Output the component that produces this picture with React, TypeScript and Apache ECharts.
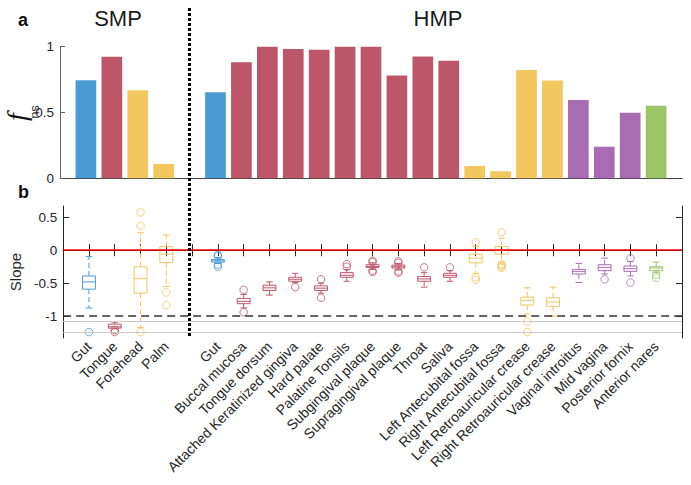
import React, { useEffect, useRef } from 'react';
import * as echarts from 'echarts';

// ---------- data ----------
const smpSites = ['Gut', 'Tongue', 'Forehead', 'Palm'];
const hmpSites = [
  'Gut', 'Buccal mucosa', 'Tongue dorsum', 'Attached Keratinized gingiva', 'Hard palate',
  'Palatine Tonsils', 'Subgingival plaque', 'Supragingival plaque', 'Throat', 'Saliva',
  'Left Antecubital fossa', 'Right Antecubital fossa', 'Left Retroauricular crease',
  'Right Retroauricular crease', 'Vaginal introitus', 'Mid vagina', 'Posterior fornix', 'Anterior nares',
];
const smpGroups = ['gut', 'oral', 'skin', 'skin'];
const hmpGroups = [
  'gut', 'oral', 'oral', 'oral', 'oral', 'oral', 'oral', 'oral', 'oral', 'oral',
  'skin', 'skin', 'skin', 'skin', 'vaginal', 'vaginal', 'vaginal', 'nasal',
];
const smpFns = [0.746, 0.923, 0.67, 0.109];
const hmpFns = [0.653, 0.881, 1.0, 0.982, 0.977, 1.0, 1.0, 0.782, 0.926, 0.893, 0.093, 0.053, 0.822, 0.744, 0.595, 0.24, 0.498, 0.551];

// [lower whisker, Q1, median, Q3, upper whisker]
const smpBoxes = [
  [-0.875, -0.59, -0.48, -0.39, -0.097],
  [-1.19, -1.18, -1.16, -1.12, -1.09],
  [-1.17, -0.65, -0.43, -0.25, 0.27],
  [-0.55, -0.187, -0.06, 0.055, 0.23],
];
const hmpBoxes = [
  [-0.2, -0.18, -0.16, -0.14, -0.11],
  [-0.875, -0.81, -0.775, -0.73, -0.67],
  [-0.68, -0.61, -0.57, -0.53, -0.48],
  [-0.49, -0.47, -0.44, -0.41, -0.35],
  [-0.65, -0.61, -0.575, -0.54, -0.5],
  [-0.47, -0.41, -0.38, -0.34, -0.29],
  [-0.29, -0.26, -0.245, -0.22, -0.19],
  [-0.3, -0.27, -0.25, -0.225, -0.2],
  [-0.56, -0.47, -0.435, -0.4, -0.34],
  [-0.47, -0.41, -0.38, -0.35, -0.31],
  [-0.35, -0.19, -0.12, -0.06, 0.055],
  [-0.19, -0.06, 0.0, 0.055, 0.18],
  [-0.965, -0.83, -0.76, -0.71, -0.57],
  [-1.0, -0.85, -0.785, -0.72, -0.56],
  [-0.49, -0.36, -0.32, -0.29, -0.2],
  [-0.36, -0.31, -0.26, -0.22, -0.12],
  [-0.39, -0.32, -0.28, -0.24, -0.17],
  [-0.34, -0.31, -0.27, -0.25, -0.18],
];
const smpOutliers = [[-1.24], [-1.21, -1.24], [0.573, 0.37, -1.24], [-0.64, -0.835]];
const hmpOutliers = [
  [-0.07, -0.09, -0.22, -0.25],
  [-0.6, -0.94],
  [],
  [-0.56],
  [-0.44, -0.72],
  [-0.21, -0.25],
  [-0.16, -0.18, -0.31, -0.33],
  [-0.17, -0.19, -0.32, -0.34],
  [-0.26],
  [-0.26],
  [0.12, -0.41, -0.45],
  [0.27, -0.21, -0.23, -0.25, -0.27],
  [-1.08, -1.24],
  [],
  [],
  [-0.44],
  [-0.12, -0.49],
  [-0.37, -0.42],
];
const fnsTicks = [0, 0.5, 1];
const slopeTicks = [-1, -0.5, 0, 0.5];
const slopeRange = [-1.33, 0.67];
const grayLines = [-1.08, -1.24];

// ---------- styling ----------
const groupColors: Record<string, string> = {
  gut: '#4a9bd4',
  oral: '#be566a',
  skin: '#f1c75e',
  vaginal: '#a86cb3',
  nasal: '#9bc466',
};
const FONT = '"Liberation Sans", Arial, Helvetica, sans-serif';
const TXT = '#262626';

const categories = ['', ...smpSites, '', ...hmpSites, ''];
const smpIndex = (i: number) => 1 + i;
const hmpIndex = (j: number) => 6 + j;

export default function App() {
  const ref = useRef<HTMLDivElement>(null);
  useEffect(() => {
    document.body.style.margin = '0';
    if (!ref.current) return;
    const chart = echarts.init(ref.current, null, { renderer: 'svg' });

    const barData: any[] = categories.map(() => null);
    smpFns.forEach((v, i) => {
      barData[smpIndex(i)] = { value: v, itemStyle: { color: groupColors[smpGroups[i]] } };
    });
    hmpFns.forEach((v, j) => {
      barData[hmpIndex(j)] = { value: v, itemStyle: { color: groupColors[hmpGroups[j]] } };
    });

    const boxData: any[] = [];
    const outlierData: any[] = [];
    smpBoxes.forEach((b, i) => {
      boxData.push([smpIndex(i), ...b, smpGroups[i]]);
      smpOutliers[i].forEach((o) =>
        outlierData.push({ value: [smpIndex(i), o], itemStyle: { borderColor: groupColors[smpGroups[i]] } })
      );
    });
    hmpBoxes.forEach((b, j) => {
      boxData.push([hmpIndex(j), ...b, hmpGroups[j]]);
      hmpOutliers[j].forEach((o) =>
        outlierData.push({ value: [hmpIndex(j), o], itemStyle: { borderColor: groupColors[hmpGroups[j]] } })
      );
    });

    const renderBox = (params: any, api: any) => {
      const idx = params.dataIndex;
      const d = boxData[idx];
      const x = d[0];
      const color = groupColors[d[6]];
      const unit = api.size([1, 0])[0];
      const bw = unit * 0.5;
      const cw = bw * 0.5;
      const pLo = api.coord([x, d[1]]);
      const pQ1 = api.coord([x, d[2]]);
      const pMed = api.coord([x, d[3]]);
      const pQ3 = api.coord([x, d[4]]);
      const pHi = api.coord([x, d[5]]);
      const cx = pMed[0];
      const st = { stroke: color, lineWidth: 1, fill: 'none' };
      const dash = { stroke: color, lineWidth: 1, lineDash: [5, 3] };
      return {
        type: 'group',
        children: [
          { type: 'line', shape: { x1: cx, y1: pQ3[1], x2: cx, y2: pHi[1] }, style: dash },
          { type: 'line', shape: { x1: cx, y1: pQ1[1], x2: cx, y2: pLo[1] }, style: dash },
          { type: 'line', shape: { x1: cx - cw / 2, y1: pHi[1], x2: cx + cw / 2, y2: pHi[1] }, style: st },
          { type: 'line', shape: { x1: cx - cw / 2, y1: pLo[1], x2: cx + cw / 2, y2: pLo[1] }, style: st },
          {
            type: 'rect',
            shape: { x: cx - bw / 2, y: pQ3[1], width: bw, height: pQ1[1] - pQ3[1] },
            style: st,
          },
          { type: 'line', shape: { x1: cx - bw / 2, y1: pMed[1], x2: cx + bw / 2, y2: pMed[1] }, style: st },
        ],
      };
    };

    const gridLeft = 60;
    const gridRight = 9;

    chart.setOption({
      animation: false,
      textStyle: { fontFamily: FONT },
      grid: [
        { left: gridLeft, right: gridRight, top: 46.7, height: 131.6 },
        { left: gridLeft, right: gridRight, top: 206, height: 132 },
      ],
      xAxis: [
        {
          gridIndex: 0,
          type: 'category',
          data: categories,
          boundaryGap: false,
          axisLine: { lineStyle: { color: '#404040', width: 1 } },
          axisTick: { show: false },
          axisLabel: { show: false },
        },
        {
          gridIndex: 1,
          type: 'category',
          data: categories,
          boundaryGap: false,
          axisLine: { lineStyle: { color: TXT, width: 1 } },
          axisTick: { inside: true, length: 6, interval: 0, lineStyle: { color: TXT } },
          axisLabel: {
            interval: 0,
            rotate: 45,
            margin: 6,
            fontSize: 14,
            color: TXT,
            fontFamily: FONT,
          },
        },
        {
          gridIndex: 1,
          type: 'category',
          position: 'top',
          data: categories,
          boundaryGap: false,
          axisLine: { lineStyle: { color: TXT, width: 1 } },
          axisTick: { inside: true, length: 6, interval: 0, lineStyle: { color: TXT } },
          axisLabel: { show: false },
        },
      ],
      yAxis: [
        {
          gridIndex: 0,
          type: 'value',
          min: fnsTicks[0],
          max: fnsTicks[fnsTicks.length - 1],
          interval: 0.5,
          axisLine: { show: true, lineStyle: { color: '#666', width: 1 } },
          axisTick: { show: true, inside: true, length: 5, lineStyle: { color: '#666' } },
          axisLabel: { fontSize: 13.5, color: TXT, margin: 6, fontFamily: FONT },
          splitLine: { show: false },
        },
        {
          gridIndex: 1,
          type: 'value',
          min: slopeRange[0],
          max: slopeRange[1],
          name: 'Slope',
          nameLocation: 'middle',
          nameGap: 26,
          nameTextStyle: { fontSize: 15, color: TXT, fontFamily: FONT },
          axisLine: { show: true, lineStyle: { color: TXT, width: 1 } },
          axisTick: { show: true, inside: true, length: 6, customValues: slopeTicks, lineStyle: { color: TXT } },
          axisLabel: { fontSize: 13.5, color: TXT, margin: 6, customValues: slopeTicks, fontFamily: FONT },
          splitLine: { show: false },
        },
        {
          gridIndex: 1,
          type: 'value',
          position: 'right',
          min: slopeRange[0],
          max: slopeRange[1],
          axisLine: { show: true, lineStyle: { color: TXT, width: 1 } },
          axisTick: { show: true, inside: true, length: 6, customValues: slopeTicks, lineStyle: { color: TXT } },
          axisLabel: { show: false },
          splitLine: { show: false },
        },
      ],
      series: [
        {
          type: 'bar',
          xAxisIndex: 0,
          yAxisIndex: 0,
          data: barData,
          barWidth: 20.7,
        },
        {
          type: 'scatter',
          xAxisIndex: 1,
          yAxisIndex: 1,
          data: outlierData,
          symbol: 'circle',
          symbolSize: 7.5,
          itemStyle: { color: 'rgba(0,0,0,0)', borderWidth: 1 },
          z: 3,
          markLine: {
            silent: true,
            symbol: 'none',
            label: { show: false },
            data: [
              { yAxis: 0, lineStyle: { color: '#ff0000', width: 1.5, type: 'solid' } },
              { yAxis: -1, lineStyle: { color: '#333333', width: 1.5, type: [8, 5] } },
              ...grayLines.map((v) => ({ yAxis: v, lineStyle: { color: '#cccccc', width: 1.2, type: 'solid' } })),
            ],
          },
        },
        {
          type: 'custom',
          xAxisIndex: 1,
          yAxisIndex: 1,
          data: boxData.map((d) => [d[0], d[1], d[2], d[3], d[4], d[5]]),
          encode: { x: 0, y: [1, 2, 3, 4, 5] },
          renderItem: renderBox,
          z: 4,
        },
      ],
      graphic: [
        {
          type: 'line',
          shape: { x1: 189.5, y1: 8, x2: 189.5, y2: 338 },
          style: { stroke: '#000', lineWidth: 3, lineDash: [3, 2] },
          z: 10,
        },
        { type: 'text', x: 18, y: 20, style: { text: 'a', fontSize: 18, fontWeight: 'bold', fill: '#111', fontFamily: FONT, align: 'left', verticalAlign: 'middle' } },
        { type: 'text', x: 18, y: 192, style: { text: 'b', fontSize: 18, fontWeight: 'bold', fill: '#111', fontFamily: FONT, align: 'left', verticalAlign: 'middle' } },
        { type: 'text', x: 118, y: 18, style: { text: 'SMP', fontSize: 22, fill: '#1a1a1a', fontFamily: FONT, align: 'center', verticalAlign: 'middle' } },
        { type: 'text', x: 438, y: 18, style: { text: 'HMP', fontSize: 22, fill: '#1a1a1a', fontFamily: FONT, align: 'center', verticalAlign: 'middle' } },
        {
          type: 'text',
          x: 16,
          y: 117,
          rotation: Math.PI / 2,
          style: { text: 'f', fontSize: 28, fontStyle: 'italic', fill: '#111', fontFamily: '"Liberation Serif", "Times New Roman", serif', align: 'center', verticalAlign: 'middle' },
        },
        {
          type: 'text',
          x: 34,
          y: 112,
          rotation: Math.PI / 2,
          style: { text: 'ns', fontSize: 13, fill: '#333', fontFamily: FONT, align: 'center', verticalAlign: 'middle' },
        },
      ],
    });
    return () => chart.dispose();
  }, []);
  return <div ref={ref} style={{ width: 691, height: 485 }} />;
}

★ ★ ★ ★

Problem requirements: From the top of the listing above, repeat each line exactly until you reach the line containing "0.24, 0.498, 0.551];", and repeat that one too. Leave the pictures out.

Written answer:
Output the component that produces this picture with React, TypeScript and Apache ECharts.
import React, { useEffect, useRef } from 'react';
import * as echarts from 'echarts';

// ---------- data ----------
const smpSites = ['Gut', 'Tongue', 'Forehead', 'Palm'];
const hmpSites = [
  'Gut', 'Buccal mucosa', 'Tongue dorsum', 'Attached Keratinized gingiva', 'Hard palate',
  'Palatine Tonsils', 'Subgingival plaque', 'Supragingival plaque', 'Throat', 'Saliva',
  'Left Antecubital fossa', 'Right Antecubital fossa', 'Left Retroauricular crease',
  'Right Retroauricular crease', 'Vaginal introitus', 'Mid vagina', 'Posterior fornix', 'Anterior nares',
];
const smpGroups = ['gut', 'oral', 'skin', 'skin'];
const hmpGroups = [
  'gut', 'oral', 'oral', 'oral', 'oral', 'oral', 'oral', 'oral', 'oral', 'oral',
  'skin', 'skin', 'skin', 'skin', 'vaginal', 'vaginal', 'vaginal', 'nasal',
];
const smpFns = [0.746, 0.923, 0.67, 0.109];
const hmpFns = [0.653, 0.881, 1.0, 0.982, 0.977, 1.0, 1.0, 0.782, 0.926, 0.893, 0.093, 0.053, 0.822, 0.744, 0.595, 0.24, 0.498, 0.551];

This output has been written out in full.